HONG KONG (BLOOMBERG) - Lenders including ING Bank have accused a Singapore commodities firm of fraud after it defaulted on debt and left the financiers facing potential losses on hundreds of millions of dollars in their liabilities.
ING Bank alleged that Agritrade International, its chief executive officer, Mr Ng Xinwei, and his father, Mr Ng Say Peck, misrepresented the company's financial position to various bank lenders in a Feb 12 filing to a Singapore court.
Agritrade officials declined to comment. Mr Ng Xinwei noted in a Feb 10 court filing that allegations of fraud perpetrated by Agritrade International "and/or its directors" had been made by banks including MUFG Bank and Natixis. Mr Ng Xinwei's lawyer said an independent financial adviser found nothing that linked him to fraud. Mr Ng Say Peck could not be reached for comment.
Agritrade International, whose businesses span palm oil and coal mining, is the latest commodities firm to come under financial strain amid coal and oil market turmoil. Its subsidiary Agritrade Resources, which operates mines in Indonesia and China, is in default on a total of US$244 million (S$341 million) of loans.

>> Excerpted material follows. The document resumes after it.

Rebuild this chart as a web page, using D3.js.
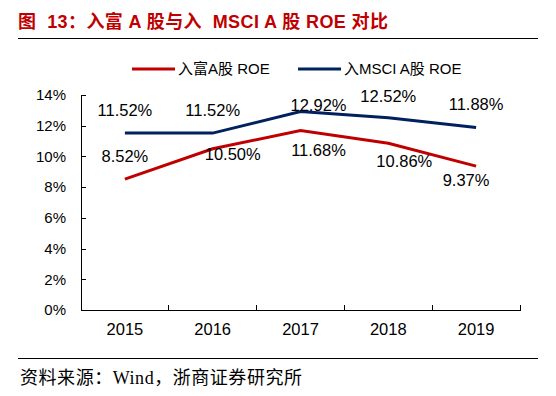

A group of 15 lenders, including ING, Malayan Banking Bhd, Natixis, MUFG Bank and Commerzbank, held aboout US$600 million of Agritrade International's US$1.5 billion of liabilities, according to the ING Bank filing.
The amount held by Malayan Banking was US$107.6 million, while ING and MUFG held US$96.9 million and US$77.3 million respectively, ING's Feb 12 filing detailing banks' exposures showed.
ING alleges that Agritrade issued multiple "overlapping" bills of lading, or lists of shipment goods, to obtain financing from multiple banks for the same shipment. Commerzbank believes that shipments of coal it had financed did not exist, after it hired a coal specialist to investigate, according to a filing.
ING, MUFG, Natixis and Commerzbank declined to comment. A spokesman for Malayan Banking said the bank is unable to comment on specific clients and that it has "a stringent provisioning policy in place and takes appropriate measures as and when required to manage the asset quality of our entire credit portfolio."
Commodities firms have been under severe stress globally as China's economic growth slows and oil prices remain depressed. A string of coal mining firms filed for bankruptcy in the US last year. In Asia, Chinese commodities trader Tewoo Group Corp last year defaulted on its dollar bonds.
ING alleged in its Feb 12 filing that Agritrade's current predicament is due to "a massive and premeditated fraud" perpetuated by Mr Ng Xinwei and Mr Ng Say Pek, who founded the business.
Mr Bazul Ashhab, a lawyer representing Mr Ng Xinwei, said Mr Ng "has never been involved" in the company's trading business, which was run by Mr Ng Say Peck.
When allegations of fraud surfaced, Mr Ng Xinwei immediately took steps to increase the scope of an independent financial adviser's role in carrying out investigations, which show that there is nothing that links Mr Ng Xinwei to the fraud perpetuated against Agritrade International, the lawyer said by e-mail.
Mr Ng Say Peck stepped down as chairman of Hong Kong-listed Agritrade Resources in February. There was no reply to an e-mail to his former company seeking comment from him. A Bloomberg reporter who visited his listed residence in Singapore was told that he was not there.
In the Feb 10 court filing, Mr Ng Xinwei said his father flew out of Singapore around Dec 21, he understood that Mr Ng Say Peck went to China, and had no knowledge if his father intended to return to Singapore.
A Singapore court dismissed this month an application by Agritrade International for a moratorium against lenders taking action, and it appointed interim judicial managers over the company. Since then, Mr Ng Xinwei still remains a director and is assisting the managers to negotiate a proposal from an investor to inject funds and repay its creditors, according to Mr Ng's lawyer.
ING Bank also alleged that Agritrade and Mr Ng Xinwei failed to disclose a raid by Singapore's Commercial Affairs Department of Agritrade's office on Jan 15.
A CAD spokesman said that it is "inappropriate to comment on ongoing investigations."
Agritrade International started off as a family-run palm oil trading firm in 1979. Hong Kong-listed Agritrade Resources said in November that coal prices have been declining due to "shrinking coal import" from major markets like China and India, and under such unfavourable markets, the group reduced its coal production.
Note: The article has been updated by Bloomberg for clarity.